Sunday 25 October 2020

This Vitamin May Be The Key To Winter Weight Loss

 As if Vitamin A weren't impressive enough! This superhero among nutrients, which is commonly referred to as retinol by anti-aging experts, is famous for supporting bright eyes, glowing skin, and luxurious hair while boosting the immune system (to name just a few of its superpowers). Now, a study out of Austrian medical school, MediUni Vienna, suggests that Vitamin A may actually support weight loss, particularly as the weather gets colder.

The study, which was published last month in the scientific journal, Molecular Metabolism, demonstrates that vitamin A stimulates a fat-burning process known by endocrinologists as "browning." Browning refers to the conversion of white fat tissue (the fat that accumulates on our bellies, thighs, and bottoms when we eat more calories than we burn) into brown fat tissue. Brown fat tissue, which makes up less than 10 percent of the fat in our bodies, actually burns energy (aka calories), thereby generating heat. 
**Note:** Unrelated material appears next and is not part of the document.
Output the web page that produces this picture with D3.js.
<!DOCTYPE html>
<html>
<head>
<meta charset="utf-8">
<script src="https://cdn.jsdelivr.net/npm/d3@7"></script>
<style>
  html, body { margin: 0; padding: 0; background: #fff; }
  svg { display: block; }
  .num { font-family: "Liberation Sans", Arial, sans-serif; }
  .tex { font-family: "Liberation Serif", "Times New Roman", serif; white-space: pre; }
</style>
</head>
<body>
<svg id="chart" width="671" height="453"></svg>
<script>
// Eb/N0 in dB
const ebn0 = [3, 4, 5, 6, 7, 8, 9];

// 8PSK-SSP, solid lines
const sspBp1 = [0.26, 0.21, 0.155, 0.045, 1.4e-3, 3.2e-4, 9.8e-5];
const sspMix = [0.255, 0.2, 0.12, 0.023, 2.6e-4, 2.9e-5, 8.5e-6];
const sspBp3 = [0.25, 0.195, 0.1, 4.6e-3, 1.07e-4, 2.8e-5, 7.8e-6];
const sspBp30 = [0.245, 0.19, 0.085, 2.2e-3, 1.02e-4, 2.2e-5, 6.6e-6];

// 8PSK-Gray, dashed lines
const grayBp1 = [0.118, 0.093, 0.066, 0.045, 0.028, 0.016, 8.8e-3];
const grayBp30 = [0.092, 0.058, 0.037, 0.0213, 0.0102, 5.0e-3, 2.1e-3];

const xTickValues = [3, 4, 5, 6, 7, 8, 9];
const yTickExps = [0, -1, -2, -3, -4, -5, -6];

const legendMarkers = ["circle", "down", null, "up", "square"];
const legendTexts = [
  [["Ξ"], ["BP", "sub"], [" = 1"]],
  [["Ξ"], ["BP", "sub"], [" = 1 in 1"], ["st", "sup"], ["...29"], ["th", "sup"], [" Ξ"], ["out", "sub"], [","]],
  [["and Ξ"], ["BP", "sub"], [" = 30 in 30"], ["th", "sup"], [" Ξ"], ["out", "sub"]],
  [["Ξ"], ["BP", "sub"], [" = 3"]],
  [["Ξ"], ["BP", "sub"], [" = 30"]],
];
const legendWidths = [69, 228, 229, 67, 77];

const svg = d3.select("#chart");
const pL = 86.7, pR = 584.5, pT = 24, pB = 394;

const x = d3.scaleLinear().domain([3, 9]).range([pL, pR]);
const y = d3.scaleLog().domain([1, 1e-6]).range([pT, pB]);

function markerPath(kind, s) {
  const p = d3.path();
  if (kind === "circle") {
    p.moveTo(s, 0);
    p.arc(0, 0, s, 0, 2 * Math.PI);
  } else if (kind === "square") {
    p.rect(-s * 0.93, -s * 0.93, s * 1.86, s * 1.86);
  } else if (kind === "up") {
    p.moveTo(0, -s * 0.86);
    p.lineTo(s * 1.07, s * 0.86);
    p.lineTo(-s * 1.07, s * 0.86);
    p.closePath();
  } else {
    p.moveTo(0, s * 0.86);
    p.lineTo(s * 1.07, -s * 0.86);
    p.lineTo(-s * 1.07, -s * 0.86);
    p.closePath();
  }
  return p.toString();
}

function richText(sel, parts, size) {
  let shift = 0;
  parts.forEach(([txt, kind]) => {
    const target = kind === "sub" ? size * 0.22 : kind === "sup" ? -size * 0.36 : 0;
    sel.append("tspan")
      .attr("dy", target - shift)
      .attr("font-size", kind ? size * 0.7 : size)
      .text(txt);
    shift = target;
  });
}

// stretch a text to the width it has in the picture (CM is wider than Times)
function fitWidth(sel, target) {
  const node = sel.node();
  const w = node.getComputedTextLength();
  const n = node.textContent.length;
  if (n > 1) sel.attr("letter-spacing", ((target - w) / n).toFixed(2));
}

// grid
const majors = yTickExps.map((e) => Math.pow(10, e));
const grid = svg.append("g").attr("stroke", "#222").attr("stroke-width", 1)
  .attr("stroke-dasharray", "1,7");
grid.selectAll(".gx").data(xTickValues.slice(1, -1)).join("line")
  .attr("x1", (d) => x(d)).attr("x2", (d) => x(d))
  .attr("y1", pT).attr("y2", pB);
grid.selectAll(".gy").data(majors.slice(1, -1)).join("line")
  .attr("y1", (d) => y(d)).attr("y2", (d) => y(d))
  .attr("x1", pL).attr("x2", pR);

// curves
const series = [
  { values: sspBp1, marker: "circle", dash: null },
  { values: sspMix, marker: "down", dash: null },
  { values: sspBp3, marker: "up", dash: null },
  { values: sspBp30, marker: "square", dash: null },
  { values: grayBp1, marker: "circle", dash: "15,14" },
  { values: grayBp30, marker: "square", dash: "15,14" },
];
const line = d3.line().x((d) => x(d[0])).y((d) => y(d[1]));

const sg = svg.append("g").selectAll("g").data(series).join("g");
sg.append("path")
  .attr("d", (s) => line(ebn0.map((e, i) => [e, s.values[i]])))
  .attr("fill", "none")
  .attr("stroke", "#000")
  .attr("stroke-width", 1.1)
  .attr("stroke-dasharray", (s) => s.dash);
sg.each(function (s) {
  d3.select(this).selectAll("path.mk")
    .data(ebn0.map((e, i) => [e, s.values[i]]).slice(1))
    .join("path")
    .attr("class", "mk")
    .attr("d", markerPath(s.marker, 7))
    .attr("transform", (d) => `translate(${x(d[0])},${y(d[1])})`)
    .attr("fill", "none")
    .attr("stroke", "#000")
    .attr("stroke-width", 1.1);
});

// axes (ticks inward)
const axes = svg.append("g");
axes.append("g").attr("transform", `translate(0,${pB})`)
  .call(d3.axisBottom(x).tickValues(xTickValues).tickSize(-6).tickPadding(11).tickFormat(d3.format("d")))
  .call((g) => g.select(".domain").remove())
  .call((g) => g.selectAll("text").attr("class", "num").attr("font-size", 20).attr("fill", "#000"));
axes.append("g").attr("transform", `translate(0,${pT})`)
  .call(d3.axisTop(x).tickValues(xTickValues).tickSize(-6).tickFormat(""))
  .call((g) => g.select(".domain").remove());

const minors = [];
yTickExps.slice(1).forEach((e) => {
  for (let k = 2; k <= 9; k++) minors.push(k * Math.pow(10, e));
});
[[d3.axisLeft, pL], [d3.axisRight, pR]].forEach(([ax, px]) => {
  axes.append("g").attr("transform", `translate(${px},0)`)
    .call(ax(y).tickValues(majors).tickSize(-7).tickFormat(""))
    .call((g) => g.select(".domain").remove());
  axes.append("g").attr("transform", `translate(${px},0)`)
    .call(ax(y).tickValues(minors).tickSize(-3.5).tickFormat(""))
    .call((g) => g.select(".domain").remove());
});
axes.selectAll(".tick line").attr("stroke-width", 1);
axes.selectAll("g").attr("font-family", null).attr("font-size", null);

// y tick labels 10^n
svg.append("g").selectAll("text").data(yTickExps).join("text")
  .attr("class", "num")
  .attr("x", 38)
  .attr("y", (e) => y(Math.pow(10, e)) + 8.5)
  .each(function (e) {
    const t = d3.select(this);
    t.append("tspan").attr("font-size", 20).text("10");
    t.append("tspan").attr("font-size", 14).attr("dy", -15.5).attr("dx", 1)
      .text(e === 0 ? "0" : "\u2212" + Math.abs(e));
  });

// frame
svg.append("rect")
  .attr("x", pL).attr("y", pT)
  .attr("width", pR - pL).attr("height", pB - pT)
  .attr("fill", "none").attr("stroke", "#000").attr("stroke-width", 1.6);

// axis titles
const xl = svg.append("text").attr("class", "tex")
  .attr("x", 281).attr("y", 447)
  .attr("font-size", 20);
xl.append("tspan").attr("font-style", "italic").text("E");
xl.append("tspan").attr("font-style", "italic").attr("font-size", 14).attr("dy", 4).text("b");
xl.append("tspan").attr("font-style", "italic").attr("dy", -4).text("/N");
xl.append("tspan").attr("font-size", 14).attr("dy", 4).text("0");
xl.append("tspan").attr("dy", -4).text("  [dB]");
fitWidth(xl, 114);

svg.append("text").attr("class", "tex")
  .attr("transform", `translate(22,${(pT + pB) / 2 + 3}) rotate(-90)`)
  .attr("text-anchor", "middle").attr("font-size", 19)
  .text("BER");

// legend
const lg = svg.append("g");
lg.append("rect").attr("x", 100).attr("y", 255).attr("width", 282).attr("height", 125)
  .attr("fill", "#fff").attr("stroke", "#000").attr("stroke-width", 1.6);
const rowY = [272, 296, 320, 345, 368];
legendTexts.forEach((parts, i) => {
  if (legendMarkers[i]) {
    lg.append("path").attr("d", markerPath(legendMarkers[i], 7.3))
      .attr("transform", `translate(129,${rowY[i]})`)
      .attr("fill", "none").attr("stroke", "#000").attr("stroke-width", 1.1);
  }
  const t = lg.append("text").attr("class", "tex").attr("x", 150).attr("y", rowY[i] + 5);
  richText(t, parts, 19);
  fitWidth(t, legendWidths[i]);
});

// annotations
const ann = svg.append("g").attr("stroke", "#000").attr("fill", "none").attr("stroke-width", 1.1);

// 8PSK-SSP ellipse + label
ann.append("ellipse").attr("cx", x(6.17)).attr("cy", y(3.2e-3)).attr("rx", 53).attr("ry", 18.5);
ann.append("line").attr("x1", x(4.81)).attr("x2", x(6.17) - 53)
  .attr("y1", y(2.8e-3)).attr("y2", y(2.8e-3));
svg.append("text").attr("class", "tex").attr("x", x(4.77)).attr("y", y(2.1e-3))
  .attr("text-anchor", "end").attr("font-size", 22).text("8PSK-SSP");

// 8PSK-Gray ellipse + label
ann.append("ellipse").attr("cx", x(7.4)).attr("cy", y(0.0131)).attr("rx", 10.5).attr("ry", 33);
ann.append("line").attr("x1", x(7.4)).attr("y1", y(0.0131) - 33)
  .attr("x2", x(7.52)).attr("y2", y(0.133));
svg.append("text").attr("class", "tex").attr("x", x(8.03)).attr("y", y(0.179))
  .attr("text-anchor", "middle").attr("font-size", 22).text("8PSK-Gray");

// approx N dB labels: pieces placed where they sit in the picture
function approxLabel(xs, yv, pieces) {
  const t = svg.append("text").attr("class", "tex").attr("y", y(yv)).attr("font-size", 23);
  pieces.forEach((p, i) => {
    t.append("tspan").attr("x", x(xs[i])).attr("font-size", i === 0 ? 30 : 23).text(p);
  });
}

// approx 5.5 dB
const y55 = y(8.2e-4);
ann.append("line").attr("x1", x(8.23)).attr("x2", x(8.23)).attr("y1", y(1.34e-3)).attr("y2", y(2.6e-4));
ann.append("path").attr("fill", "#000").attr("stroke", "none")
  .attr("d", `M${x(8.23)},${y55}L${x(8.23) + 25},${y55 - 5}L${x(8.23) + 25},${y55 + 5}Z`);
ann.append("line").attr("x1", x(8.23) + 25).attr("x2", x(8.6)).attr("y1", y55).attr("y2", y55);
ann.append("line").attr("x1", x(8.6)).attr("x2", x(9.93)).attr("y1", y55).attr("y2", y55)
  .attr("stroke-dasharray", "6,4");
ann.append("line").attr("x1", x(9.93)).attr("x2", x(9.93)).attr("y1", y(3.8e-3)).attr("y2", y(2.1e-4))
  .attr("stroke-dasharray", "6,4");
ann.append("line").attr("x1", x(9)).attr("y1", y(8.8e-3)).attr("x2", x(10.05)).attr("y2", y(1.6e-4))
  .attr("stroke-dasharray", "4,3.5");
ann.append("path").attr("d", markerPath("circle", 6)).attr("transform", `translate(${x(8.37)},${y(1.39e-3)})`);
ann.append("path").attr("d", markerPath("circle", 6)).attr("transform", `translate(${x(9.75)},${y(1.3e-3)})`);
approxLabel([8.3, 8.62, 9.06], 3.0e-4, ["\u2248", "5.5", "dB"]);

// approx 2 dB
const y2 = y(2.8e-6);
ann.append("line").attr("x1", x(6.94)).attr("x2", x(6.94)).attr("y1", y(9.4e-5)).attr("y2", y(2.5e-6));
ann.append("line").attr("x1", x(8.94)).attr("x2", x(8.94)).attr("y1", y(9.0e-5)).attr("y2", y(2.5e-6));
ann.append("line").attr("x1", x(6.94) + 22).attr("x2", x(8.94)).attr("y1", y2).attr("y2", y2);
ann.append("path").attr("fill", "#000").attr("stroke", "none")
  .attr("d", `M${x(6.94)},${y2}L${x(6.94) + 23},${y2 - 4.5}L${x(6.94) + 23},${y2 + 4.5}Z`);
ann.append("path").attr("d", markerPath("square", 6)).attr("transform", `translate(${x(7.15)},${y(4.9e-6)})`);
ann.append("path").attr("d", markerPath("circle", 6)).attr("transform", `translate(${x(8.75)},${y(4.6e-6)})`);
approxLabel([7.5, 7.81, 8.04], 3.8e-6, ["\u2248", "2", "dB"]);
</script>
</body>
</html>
The research scientists, led by Florian Kiefer, MD, PhD, from MedUni Vienna's Division of Endocrinology and Metabolism, subjected mice, as well as human volunteers, to moderately cold temperatures and then evaluated their serum blood levels of vitamin A. What the researchers observed was that exposure to the cold appeared to stimulate redistribution of vitamin A from the liver (where it's stored) towards fatty tissue, where it led to observable browning, and a resulting higher rate of fat burning. 
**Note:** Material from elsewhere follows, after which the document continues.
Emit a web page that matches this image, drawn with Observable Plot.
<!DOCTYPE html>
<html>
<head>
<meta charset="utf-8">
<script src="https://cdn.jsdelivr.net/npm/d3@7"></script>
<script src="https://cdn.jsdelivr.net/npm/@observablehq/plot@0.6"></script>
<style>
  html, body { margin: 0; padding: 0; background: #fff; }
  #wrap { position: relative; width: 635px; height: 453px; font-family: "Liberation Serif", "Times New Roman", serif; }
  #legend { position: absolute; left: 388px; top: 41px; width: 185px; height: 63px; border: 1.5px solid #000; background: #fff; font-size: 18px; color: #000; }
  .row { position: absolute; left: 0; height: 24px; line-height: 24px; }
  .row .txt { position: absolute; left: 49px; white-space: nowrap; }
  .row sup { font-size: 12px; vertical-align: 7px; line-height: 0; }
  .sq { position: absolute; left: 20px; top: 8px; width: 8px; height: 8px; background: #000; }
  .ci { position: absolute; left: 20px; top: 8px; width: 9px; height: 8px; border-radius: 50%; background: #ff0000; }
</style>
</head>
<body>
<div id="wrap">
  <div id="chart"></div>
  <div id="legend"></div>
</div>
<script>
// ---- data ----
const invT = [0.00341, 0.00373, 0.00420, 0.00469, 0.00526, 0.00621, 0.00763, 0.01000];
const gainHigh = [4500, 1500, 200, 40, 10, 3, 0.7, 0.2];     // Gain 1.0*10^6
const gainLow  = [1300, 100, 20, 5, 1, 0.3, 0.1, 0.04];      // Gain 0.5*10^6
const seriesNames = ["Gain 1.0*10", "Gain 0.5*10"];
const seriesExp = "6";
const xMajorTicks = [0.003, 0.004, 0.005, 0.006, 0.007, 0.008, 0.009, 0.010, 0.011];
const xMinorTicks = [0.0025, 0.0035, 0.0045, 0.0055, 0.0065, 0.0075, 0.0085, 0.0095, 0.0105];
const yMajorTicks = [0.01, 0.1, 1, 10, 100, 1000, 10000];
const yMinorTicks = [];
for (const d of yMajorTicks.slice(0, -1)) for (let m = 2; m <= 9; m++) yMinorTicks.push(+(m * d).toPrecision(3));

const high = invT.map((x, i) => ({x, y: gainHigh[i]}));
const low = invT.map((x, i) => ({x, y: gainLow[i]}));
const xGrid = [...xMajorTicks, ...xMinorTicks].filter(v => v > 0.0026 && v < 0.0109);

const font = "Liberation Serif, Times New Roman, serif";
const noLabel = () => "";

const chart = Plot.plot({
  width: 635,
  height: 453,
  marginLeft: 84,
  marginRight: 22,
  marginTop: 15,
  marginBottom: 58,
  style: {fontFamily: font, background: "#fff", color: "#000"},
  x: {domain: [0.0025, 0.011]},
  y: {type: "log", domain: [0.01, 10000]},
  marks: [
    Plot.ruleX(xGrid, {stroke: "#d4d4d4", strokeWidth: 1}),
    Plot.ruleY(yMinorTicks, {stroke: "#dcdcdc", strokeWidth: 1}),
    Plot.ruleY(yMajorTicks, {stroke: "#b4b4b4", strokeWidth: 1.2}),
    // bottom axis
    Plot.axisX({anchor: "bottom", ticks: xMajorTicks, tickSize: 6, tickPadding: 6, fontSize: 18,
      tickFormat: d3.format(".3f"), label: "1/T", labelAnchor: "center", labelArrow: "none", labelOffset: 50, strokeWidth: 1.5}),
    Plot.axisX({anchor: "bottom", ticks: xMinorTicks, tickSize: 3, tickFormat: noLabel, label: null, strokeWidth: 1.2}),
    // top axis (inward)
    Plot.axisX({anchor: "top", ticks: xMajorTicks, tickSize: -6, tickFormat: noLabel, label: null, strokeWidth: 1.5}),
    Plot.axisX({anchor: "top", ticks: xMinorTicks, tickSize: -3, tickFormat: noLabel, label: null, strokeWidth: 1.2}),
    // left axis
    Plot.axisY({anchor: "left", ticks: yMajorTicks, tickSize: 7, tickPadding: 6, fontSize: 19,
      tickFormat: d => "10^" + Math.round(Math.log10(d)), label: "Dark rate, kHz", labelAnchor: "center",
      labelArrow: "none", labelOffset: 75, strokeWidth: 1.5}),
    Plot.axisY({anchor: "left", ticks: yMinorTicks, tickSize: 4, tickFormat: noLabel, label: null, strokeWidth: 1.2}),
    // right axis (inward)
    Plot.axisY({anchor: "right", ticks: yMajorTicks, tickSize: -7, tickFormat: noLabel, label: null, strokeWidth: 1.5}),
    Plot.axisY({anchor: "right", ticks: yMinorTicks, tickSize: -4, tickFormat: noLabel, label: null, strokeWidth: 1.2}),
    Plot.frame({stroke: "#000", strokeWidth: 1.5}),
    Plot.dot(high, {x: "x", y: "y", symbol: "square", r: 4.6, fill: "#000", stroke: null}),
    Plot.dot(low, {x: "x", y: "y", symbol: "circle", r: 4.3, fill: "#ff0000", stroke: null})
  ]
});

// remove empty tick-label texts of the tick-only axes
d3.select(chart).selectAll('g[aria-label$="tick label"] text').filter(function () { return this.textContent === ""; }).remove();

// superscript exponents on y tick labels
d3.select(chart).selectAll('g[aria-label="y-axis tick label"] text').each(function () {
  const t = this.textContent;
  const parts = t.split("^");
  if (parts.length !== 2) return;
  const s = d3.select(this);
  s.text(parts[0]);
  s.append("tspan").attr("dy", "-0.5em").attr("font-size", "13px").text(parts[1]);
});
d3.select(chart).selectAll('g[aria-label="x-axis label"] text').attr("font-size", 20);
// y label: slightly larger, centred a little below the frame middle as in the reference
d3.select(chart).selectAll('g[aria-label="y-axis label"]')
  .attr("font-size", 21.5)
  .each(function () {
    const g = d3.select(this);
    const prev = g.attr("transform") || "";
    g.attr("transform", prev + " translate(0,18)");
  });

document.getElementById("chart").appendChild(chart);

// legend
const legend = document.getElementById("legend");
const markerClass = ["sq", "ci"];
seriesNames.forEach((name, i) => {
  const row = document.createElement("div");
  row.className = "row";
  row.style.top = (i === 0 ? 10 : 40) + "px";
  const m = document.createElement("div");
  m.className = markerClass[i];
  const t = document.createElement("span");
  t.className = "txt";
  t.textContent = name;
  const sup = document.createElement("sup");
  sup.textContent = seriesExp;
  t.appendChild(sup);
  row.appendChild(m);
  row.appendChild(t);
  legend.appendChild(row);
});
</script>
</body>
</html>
"We already knew from studies on animals that severe vitamin A deficiency is linked to weight gain," Dr. Kiefer tells Eat This Not That! "We also knew that vitamin A supplementation has been shown to be helpful in counteracting that." What is still not known is how to get the vitamin A to go where it needs to go, when it needs to go there. However, this study suggests that identifying a way to properly coordinate vitamin A transport to fat cells could lead to new therapeutic interventions in the battle against obesity.